Problem = Pictures in the data below are not part of the copy; transcribe everything else exactly.
"""
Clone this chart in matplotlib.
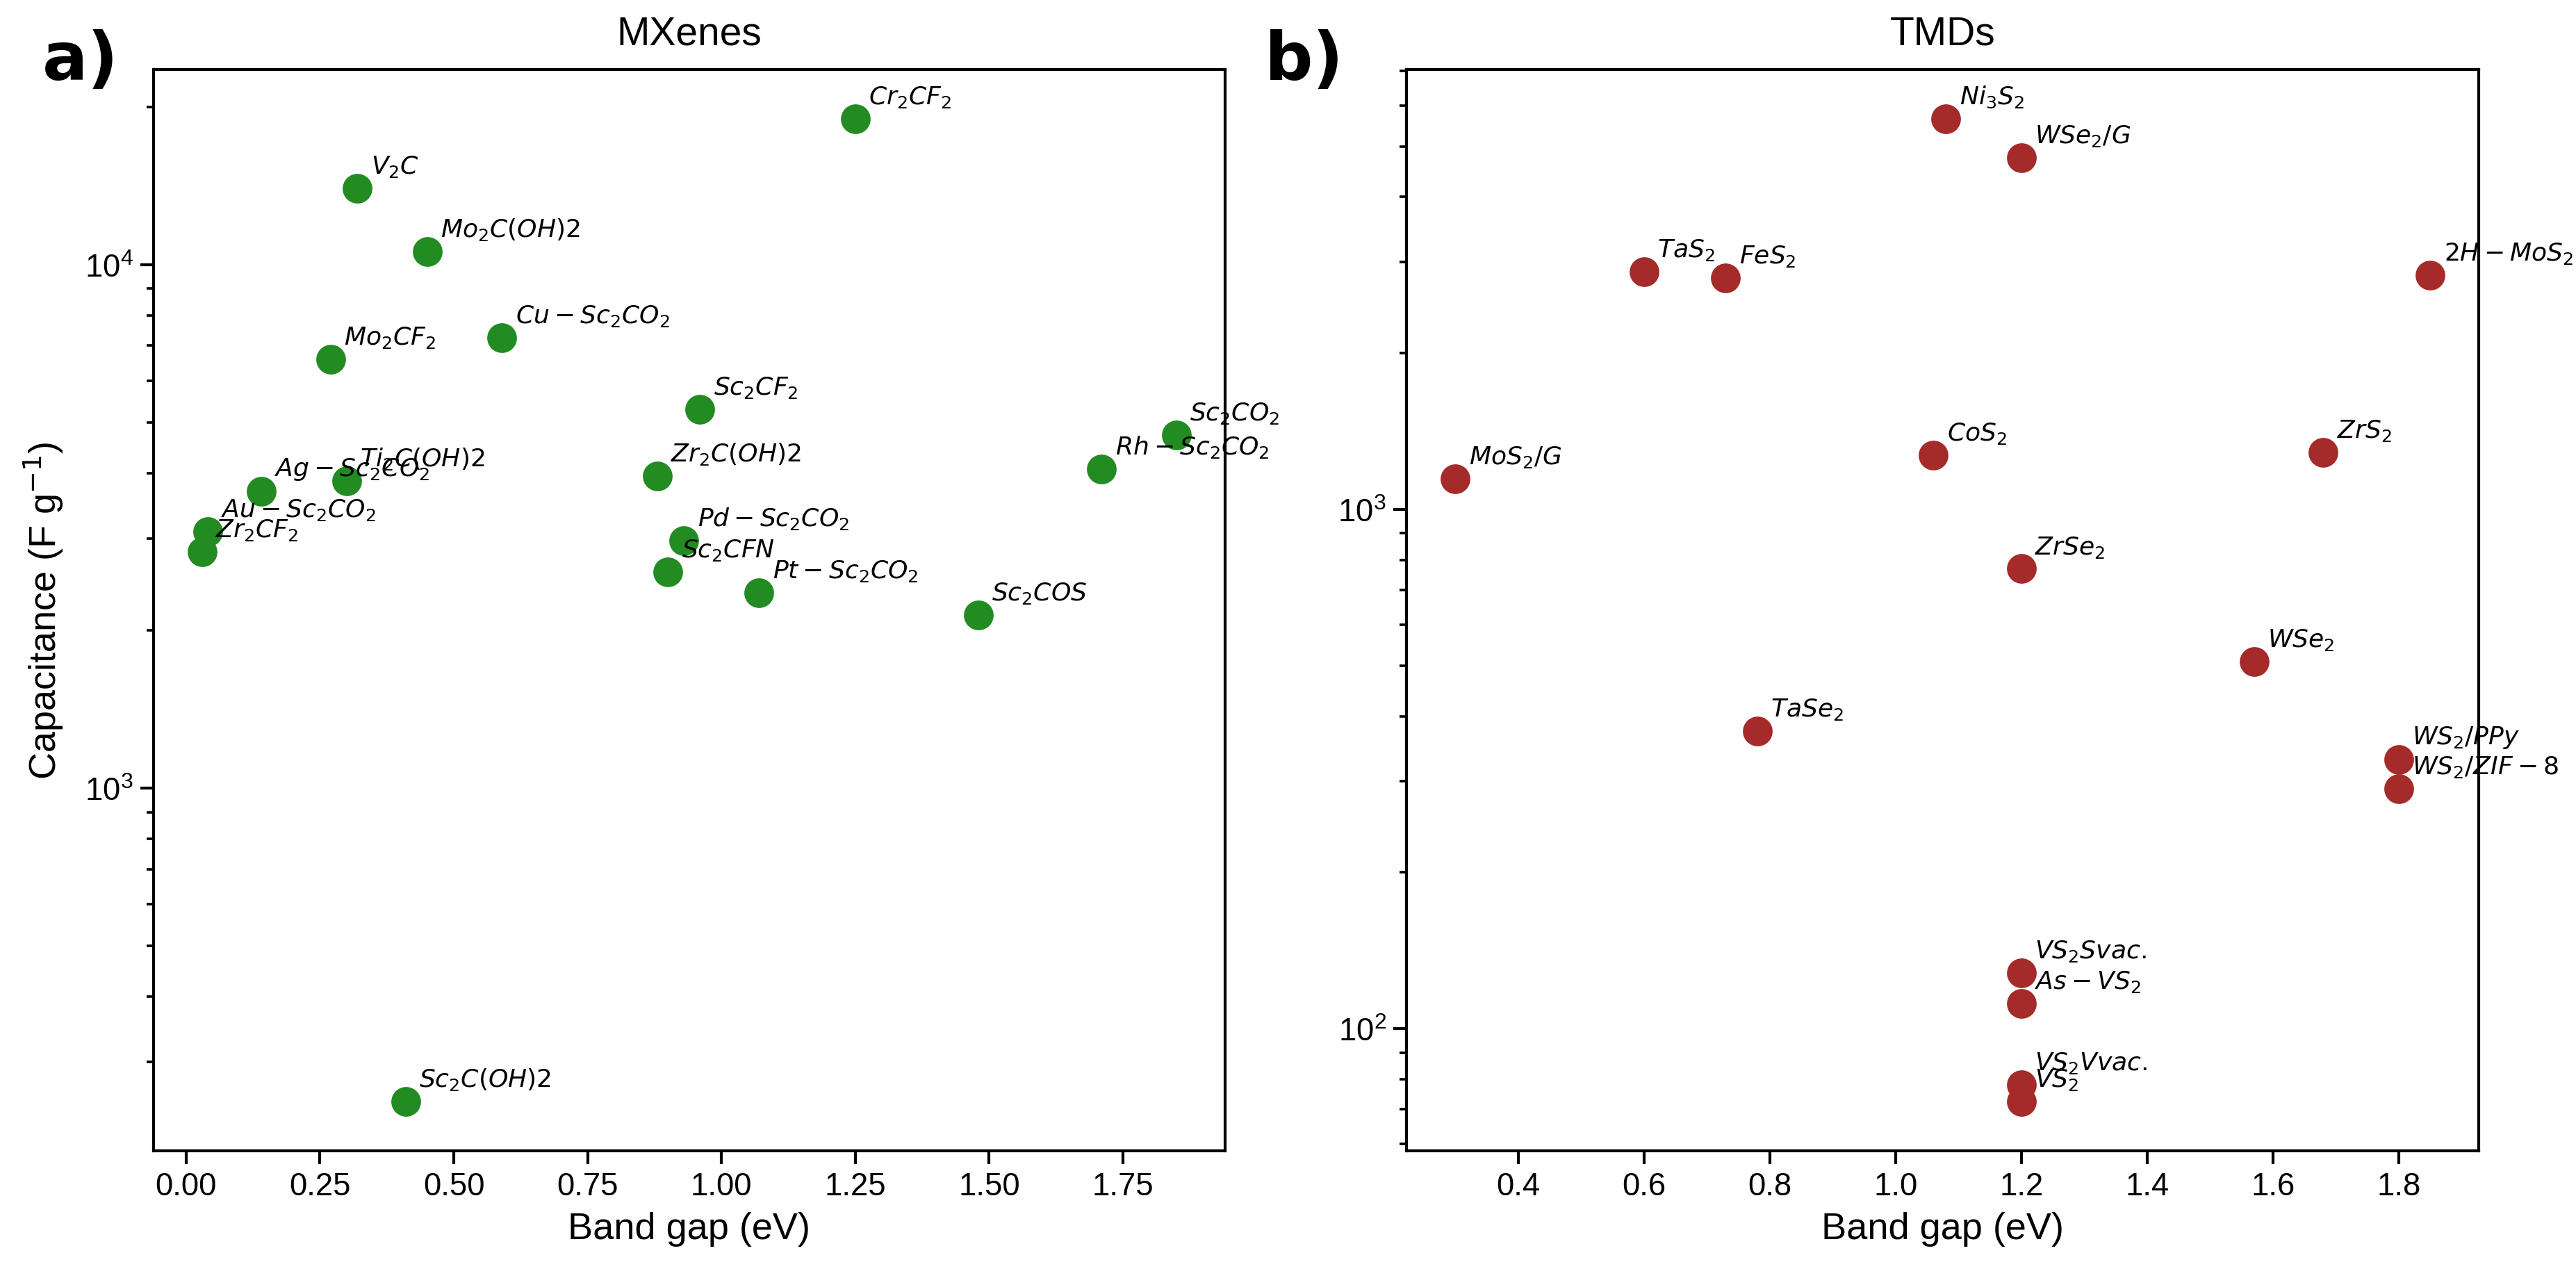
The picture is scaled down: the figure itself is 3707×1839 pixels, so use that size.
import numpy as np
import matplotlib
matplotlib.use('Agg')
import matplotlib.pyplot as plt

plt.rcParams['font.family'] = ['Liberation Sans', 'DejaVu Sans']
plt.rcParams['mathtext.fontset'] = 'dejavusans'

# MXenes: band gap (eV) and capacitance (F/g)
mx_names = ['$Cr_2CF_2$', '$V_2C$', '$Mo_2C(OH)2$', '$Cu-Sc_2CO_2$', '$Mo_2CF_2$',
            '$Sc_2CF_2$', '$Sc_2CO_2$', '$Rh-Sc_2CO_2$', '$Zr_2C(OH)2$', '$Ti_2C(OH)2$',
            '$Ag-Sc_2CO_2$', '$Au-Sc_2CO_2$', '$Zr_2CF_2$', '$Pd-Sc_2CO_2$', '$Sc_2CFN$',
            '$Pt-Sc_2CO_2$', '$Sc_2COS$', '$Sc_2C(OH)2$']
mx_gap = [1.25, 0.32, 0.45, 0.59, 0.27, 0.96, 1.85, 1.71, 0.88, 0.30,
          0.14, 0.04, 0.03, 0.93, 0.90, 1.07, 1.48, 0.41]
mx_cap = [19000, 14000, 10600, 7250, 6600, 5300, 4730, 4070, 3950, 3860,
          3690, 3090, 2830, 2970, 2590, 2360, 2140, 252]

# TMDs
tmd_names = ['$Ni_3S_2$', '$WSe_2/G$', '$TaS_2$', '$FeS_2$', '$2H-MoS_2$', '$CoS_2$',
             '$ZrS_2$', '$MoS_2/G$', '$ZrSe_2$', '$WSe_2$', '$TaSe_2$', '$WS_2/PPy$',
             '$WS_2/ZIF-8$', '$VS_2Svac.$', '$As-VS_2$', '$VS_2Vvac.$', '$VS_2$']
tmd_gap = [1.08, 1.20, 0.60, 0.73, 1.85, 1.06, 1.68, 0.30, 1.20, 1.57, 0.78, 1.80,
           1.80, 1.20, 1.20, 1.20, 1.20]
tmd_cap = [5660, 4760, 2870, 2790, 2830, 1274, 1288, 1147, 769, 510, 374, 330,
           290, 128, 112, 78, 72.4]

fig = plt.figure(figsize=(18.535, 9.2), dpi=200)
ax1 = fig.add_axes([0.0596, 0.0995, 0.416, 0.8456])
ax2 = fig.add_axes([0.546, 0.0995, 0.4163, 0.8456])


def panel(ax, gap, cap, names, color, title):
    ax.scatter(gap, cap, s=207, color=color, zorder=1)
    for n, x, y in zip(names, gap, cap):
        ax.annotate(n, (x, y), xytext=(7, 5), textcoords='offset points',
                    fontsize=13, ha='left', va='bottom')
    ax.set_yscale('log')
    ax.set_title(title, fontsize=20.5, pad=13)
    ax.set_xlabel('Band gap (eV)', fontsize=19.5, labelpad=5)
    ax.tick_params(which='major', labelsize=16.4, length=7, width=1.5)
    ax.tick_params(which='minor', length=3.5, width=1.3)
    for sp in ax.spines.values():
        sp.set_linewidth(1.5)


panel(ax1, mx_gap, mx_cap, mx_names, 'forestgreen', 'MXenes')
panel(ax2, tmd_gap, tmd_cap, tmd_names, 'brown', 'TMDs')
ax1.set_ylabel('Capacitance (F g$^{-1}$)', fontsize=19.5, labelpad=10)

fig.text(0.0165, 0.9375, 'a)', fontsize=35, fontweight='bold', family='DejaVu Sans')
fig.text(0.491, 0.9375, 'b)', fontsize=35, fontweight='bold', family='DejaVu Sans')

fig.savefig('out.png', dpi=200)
"""
Result for this exercise =
Clone this chart in matplotlib.
The picture is scaled down: the figure itself is 3707×1839 pixels, so use that size.
import numpy as np
import matplotlib
matplotlib.use('Agg')
import matplotlib.pyplot as plt

plt.rcParams['font.family'] = ['Liberation Sans', 'DejaVu Sans']
plt.rcParams['mathtext.fontset'] = 'dejavusans'

# MXenes: band gap (eV) and capacitance (F/g)
mx_names = ['$Cr_2CF_2$', '$V_2C$', '$Mo_2C(OH)2$', '$Cu-Sc_2CO_2$', '$Mo_2CF_2$',
            '$Sc_2CF_2$', '$Sc_2CO_2$', '$Rh-Sc_2CO_2$', '$Zr_2C(OH)2$', '$Ti_2C(OH)2$',
            '$Ag-Sc_2CO_2$', '$Au-Sc_2CO_2$', '$Zr_2CF_2$', '$Pd-Sc_2CO_2$', '$Sc_2CFN$',
            '$Pt-Sc_2CO_2$', '$Sc_2COS$', '$Sc_2C(OH)2$']
mx_gap = [1.25, 0.32, 0.45, 0.59, 0.27, 0.96, 1.85, 1.71, 0.88, 0.30,
          0.14, 0.04, 0.03, 0.93, 0.90, 1.07, 1.48, 0.41]
mx_cap = [19000, 14000, 10600, 7250, 6600, 5300, 4730, 4070, 3950, 3860,
          3690, 3090, 2830, 2970, 2590, 2360, 2140, 252]

# TMDs
tmd_names = ['$Ni_3S_2$', '$WSe_2/G$', '$TaS_2$', '$FeS_2$', '$2H-MoS_2$', '$CoS_2$',
             '$ZrS_2$', '$MoS_2/G$', '$ZrSe_2$', '$WSe_2$', '$TaSe_2$', '$WS_2/PPy$',
             '$WS_2/ZIF-8$', '$VS_2Svac.$', '$As-VS_2$', '$VS_2Vvac.$', '$VS_2$']
tmd_gap = [1.08, 1.20, 0.60, 0.73, 1.85, 1.06, 1.68, 0.30, 1.20, 1.57, 0.78, 1.80,
           1.80, 1.20, 1.20, 1.20, 1.20]
tmd_cap = [5660, 4760, 2870, 2790, 2830, 1274, 1288, 1147, 769, 510, 374, 330,
           290, 128, 112, 78, 72.4]

fig = plt.figure(figsize=(18.535, 9.2), dpi=200)
ax1 = fig.add_axes([0.0596, 0.0995, 0.416, 0.8456])
ax2 = fig.add_axes([0.546, 0.0995, 0.4163, 0.8456])


def panel(ax, gap, cap, names, color, title):
    ax.scatter(gap, cap, s=207, color=color, zorder=1)
    for n, x, y in zip(names, gap, cap):
        ax.annotate(n, (x, y), xytext=(7, 5), textcoords='offset points',
                    fontsize=13, ha='left', va='bottom')
    ax.set_yscale('log')
    ax.set_title(title, fontsize=20.5, pad=13)
    ax.set_xlabel('Band gap (eV)', fontsize=19.5, labelpad=5)
    ax.tick_params(which='major', labelsize=16.4, length=7, width=1.5)
    ax.tick_params(which='minor', length=3.5, width=1.3)
    for sp in ax.spines.values():
        sp.set_linewidth(1.5)


panel(ax1, mx_gap, mx_cap, mx_names, 'forestgreen', 'MXenes')
panel(ax2, tmd_gap, tmd_cap, tmd_names, 'brown', 'TMDs')
ax1.set_ylabel('Capacitance (F g$^{-1}$)', fontsize=19.5, labelpad=10)

fig.text(0.0165, 0.9375, 'a)', fontsize=35, fontweight='bold', family='DejaVu Sans')
fig.text(0.491, 0.9375, 'b)', fontsize=35, fontweight='bold', family='DejaVu Sans')

fig.savefig('out.png', dpi=200)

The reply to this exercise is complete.